## Prompt
Collect every line below that contains the word "this".

>> Begin Entries shown

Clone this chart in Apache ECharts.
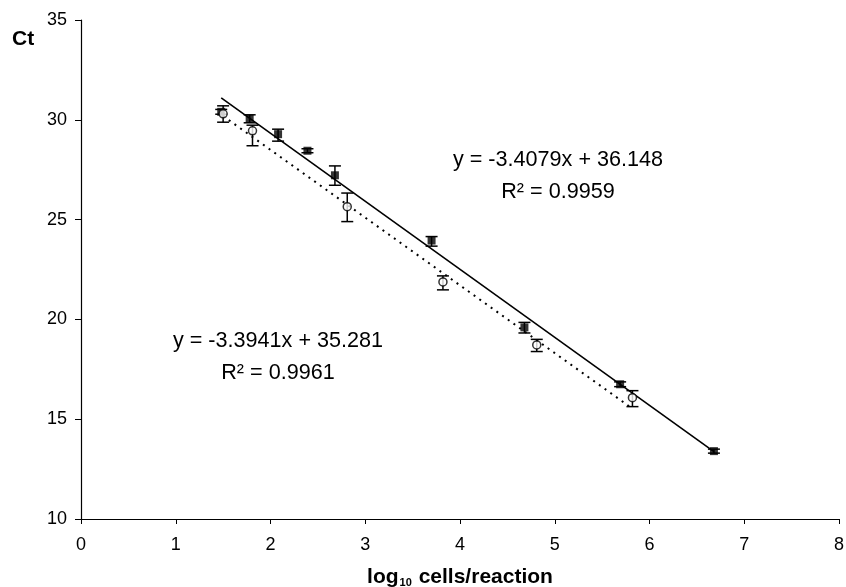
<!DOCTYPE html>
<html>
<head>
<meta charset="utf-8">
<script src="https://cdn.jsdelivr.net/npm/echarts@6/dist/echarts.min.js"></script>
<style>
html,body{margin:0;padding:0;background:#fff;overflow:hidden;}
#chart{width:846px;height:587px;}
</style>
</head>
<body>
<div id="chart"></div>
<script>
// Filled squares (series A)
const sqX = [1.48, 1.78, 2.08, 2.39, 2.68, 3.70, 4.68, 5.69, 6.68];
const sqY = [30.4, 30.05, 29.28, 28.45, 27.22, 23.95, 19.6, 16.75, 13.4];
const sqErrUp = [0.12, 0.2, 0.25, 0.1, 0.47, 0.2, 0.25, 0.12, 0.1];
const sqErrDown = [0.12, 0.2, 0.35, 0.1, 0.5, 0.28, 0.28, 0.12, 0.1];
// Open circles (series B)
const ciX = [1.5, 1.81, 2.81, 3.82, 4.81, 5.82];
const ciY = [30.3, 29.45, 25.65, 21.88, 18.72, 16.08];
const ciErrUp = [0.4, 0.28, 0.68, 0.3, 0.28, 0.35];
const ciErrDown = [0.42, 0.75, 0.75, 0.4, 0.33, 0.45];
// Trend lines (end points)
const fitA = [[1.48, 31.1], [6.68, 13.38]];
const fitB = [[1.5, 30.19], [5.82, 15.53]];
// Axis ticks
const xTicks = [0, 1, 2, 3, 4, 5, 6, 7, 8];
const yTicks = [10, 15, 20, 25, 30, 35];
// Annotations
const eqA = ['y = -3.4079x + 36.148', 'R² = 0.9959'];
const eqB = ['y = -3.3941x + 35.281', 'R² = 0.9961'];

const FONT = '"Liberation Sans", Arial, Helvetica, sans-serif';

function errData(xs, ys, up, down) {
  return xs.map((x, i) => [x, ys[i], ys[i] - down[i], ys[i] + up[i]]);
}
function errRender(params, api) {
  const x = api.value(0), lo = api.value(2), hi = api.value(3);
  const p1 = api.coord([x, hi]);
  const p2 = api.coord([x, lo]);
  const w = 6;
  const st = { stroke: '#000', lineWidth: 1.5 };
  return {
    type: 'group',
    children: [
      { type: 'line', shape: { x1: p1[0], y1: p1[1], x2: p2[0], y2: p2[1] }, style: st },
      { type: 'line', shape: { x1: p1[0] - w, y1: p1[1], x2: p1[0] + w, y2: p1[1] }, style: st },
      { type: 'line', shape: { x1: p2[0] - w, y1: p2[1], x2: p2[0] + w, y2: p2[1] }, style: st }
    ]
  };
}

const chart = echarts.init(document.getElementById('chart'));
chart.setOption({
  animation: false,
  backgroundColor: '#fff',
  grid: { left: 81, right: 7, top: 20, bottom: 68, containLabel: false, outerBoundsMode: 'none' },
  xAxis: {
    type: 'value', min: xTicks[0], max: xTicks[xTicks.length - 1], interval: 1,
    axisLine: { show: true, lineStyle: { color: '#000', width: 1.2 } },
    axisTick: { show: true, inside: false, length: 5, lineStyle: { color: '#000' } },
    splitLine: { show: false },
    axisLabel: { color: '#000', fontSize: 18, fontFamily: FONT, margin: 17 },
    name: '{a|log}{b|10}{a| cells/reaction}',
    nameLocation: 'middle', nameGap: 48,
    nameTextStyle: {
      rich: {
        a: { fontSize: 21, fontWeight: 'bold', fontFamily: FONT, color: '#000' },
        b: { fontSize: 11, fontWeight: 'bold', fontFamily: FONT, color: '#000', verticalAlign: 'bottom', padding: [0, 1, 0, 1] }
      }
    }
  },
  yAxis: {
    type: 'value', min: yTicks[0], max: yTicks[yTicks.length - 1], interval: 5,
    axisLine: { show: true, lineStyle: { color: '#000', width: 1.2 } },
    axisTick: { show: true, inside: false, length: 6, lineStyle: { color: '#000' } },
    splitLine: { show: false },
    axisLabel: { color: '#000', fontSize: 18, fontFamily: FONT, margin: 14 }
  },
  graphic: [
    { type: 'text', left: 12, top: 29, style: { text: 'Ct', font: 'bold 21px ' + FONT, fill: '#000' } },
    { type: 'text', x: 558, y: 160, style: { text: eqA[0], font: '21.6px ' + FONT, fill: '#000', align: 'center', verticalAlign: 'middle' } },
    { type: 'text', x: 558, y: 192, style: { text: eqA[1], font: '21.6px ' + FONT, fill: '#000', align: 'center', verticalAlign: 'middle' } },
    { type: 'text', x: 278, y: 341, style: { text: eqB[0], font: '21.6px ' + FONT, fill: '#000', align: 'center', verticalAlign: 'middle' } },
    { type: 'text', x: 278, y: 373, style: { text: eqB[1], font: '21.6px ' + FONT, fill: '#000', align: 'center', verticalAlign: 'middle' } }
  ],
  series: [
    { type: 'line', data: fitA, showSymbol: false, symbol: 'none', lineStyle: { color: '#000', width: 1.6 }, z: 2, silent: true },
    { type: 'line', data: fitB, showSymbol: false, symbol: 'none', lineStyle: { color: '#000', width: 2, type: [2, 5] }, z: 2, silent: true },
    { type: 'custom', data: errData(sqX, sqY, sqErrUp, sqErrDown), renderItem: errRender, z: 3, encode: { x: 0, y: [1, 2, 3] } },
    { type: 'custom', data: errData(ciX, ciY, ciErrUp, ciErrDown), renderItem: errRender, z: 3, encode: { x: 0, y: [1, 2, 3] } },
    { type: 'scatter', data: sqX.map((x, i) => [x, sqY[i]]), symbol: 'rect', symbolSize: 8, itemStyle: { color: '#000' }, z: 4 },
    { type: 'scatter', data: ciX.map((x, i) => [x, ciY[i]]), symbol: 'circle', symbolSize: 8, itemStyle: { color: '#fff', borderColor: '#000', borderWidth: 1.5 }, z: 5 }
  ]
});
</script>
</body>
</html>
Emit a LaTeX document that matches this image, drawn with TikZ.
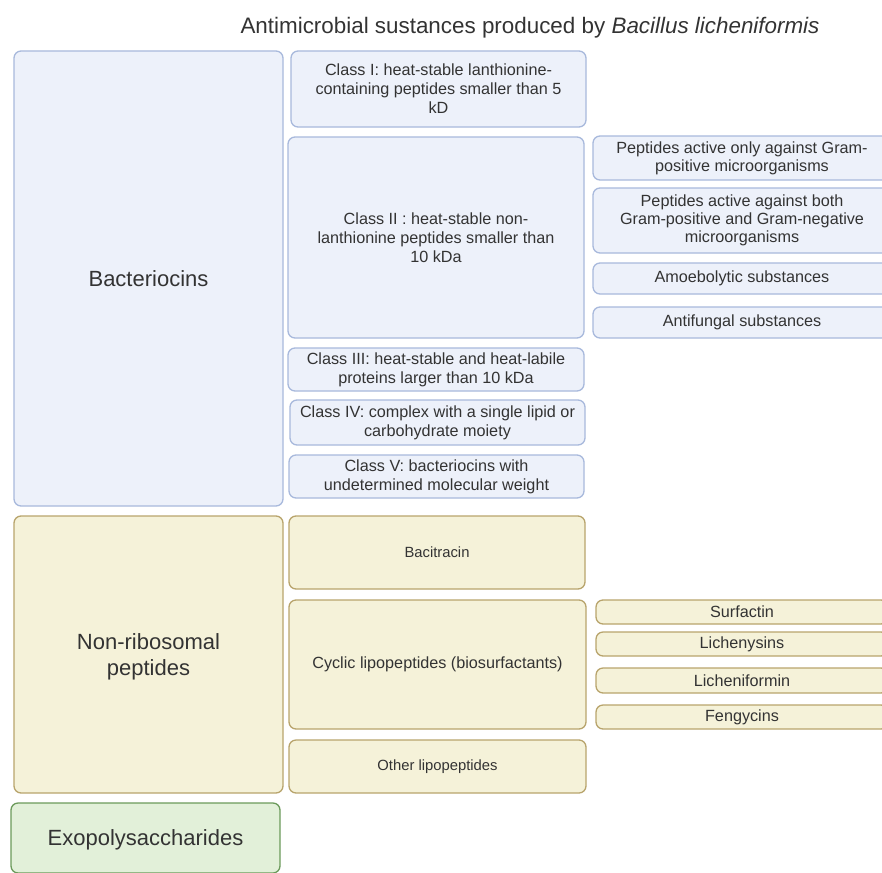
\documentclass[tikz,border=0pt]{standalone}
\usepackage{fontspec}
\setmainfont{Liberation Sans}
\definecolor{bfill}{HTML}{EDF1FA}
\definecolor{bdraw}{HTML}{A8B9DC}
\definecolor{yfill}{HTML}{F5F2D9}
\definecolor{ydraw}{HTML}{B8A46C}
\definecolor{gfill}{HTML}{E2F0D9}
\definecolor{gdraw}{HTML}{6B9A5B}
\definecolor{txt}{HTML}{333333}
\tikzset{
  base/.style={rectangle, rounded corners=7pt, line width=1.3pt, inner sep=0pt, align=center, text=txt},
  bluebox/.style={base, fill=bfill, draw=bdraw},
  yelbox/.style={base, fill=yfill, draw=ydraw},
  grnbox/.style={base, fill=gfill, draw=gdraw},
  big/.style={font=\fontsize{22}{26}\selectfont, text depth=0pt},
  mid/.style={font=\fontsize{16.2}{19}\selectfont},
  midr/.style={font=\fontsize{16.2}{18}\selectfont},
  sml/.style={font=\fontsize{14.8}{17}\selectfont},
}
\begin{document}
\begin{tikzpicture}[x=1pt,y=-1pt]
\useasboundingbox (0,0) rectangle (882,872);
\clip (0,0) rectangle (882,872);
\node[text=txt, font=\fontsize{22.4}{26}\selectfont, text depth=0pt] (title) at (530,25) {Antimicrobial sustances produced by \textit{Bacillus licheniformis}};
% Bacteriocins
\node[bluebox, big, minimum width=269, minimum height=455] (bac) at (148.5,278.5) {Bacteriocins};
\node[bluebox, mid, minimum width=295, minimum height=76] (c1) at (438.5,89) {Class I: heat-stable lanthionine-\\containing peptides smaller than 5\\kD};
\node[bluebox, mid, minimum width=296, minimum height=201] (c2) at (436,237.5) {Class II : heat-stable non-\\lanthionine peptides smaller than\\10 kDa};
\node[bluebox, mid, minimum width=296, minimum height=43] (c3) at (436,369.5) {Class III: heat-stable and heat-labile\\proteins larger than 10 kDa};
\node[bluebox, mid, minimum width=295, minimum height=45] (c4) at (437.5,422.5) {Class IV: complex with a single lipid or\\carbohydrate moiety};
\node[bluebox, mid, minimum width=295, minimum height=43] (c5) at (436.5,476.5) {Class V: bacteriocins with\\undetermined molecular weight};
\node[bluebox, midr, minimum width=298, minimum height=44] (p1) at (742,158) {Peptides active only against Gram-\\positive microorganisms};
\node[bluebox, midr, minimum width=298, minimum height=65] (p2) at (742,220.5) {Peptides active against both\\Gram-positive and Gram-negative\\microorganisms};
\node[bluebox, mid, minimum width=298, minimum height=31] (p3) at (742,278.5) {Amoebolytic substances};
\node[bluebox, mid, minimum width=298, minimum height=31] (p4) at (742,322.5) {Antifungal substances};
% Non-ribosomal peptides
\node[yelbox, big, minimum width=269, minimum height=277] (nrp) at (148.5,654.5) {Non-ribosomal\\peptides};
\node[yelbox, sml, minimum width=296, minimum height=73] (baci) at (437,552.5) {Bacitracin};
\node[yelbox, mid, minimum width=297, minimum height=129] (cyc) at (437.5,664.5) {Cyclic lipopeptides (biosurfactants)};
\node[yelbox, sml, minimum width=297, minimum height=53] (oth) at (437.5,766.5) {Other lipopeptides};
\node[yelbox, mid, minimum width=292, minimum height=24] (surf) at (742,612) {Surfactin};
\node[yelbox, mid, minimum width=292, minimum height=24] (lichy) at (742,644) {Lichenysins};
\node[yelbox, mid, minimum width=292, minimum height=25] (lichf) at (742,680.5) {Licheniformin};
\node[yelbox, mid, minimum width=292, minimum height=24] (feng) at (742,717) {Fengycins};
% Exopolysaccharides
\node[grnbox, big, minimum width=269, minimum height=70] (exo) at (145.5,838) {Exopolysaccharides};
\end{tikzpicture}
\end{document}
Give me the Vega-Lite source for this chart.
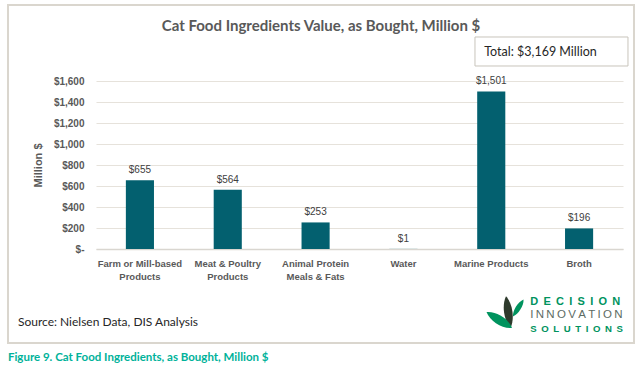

>> End Entries shown

## Exercise result
Clone this chart in Apache ECharts.
Emit a LaTeX document that matches this image, drawn with TikZ.
Give me the Vega-Lite source for this chart.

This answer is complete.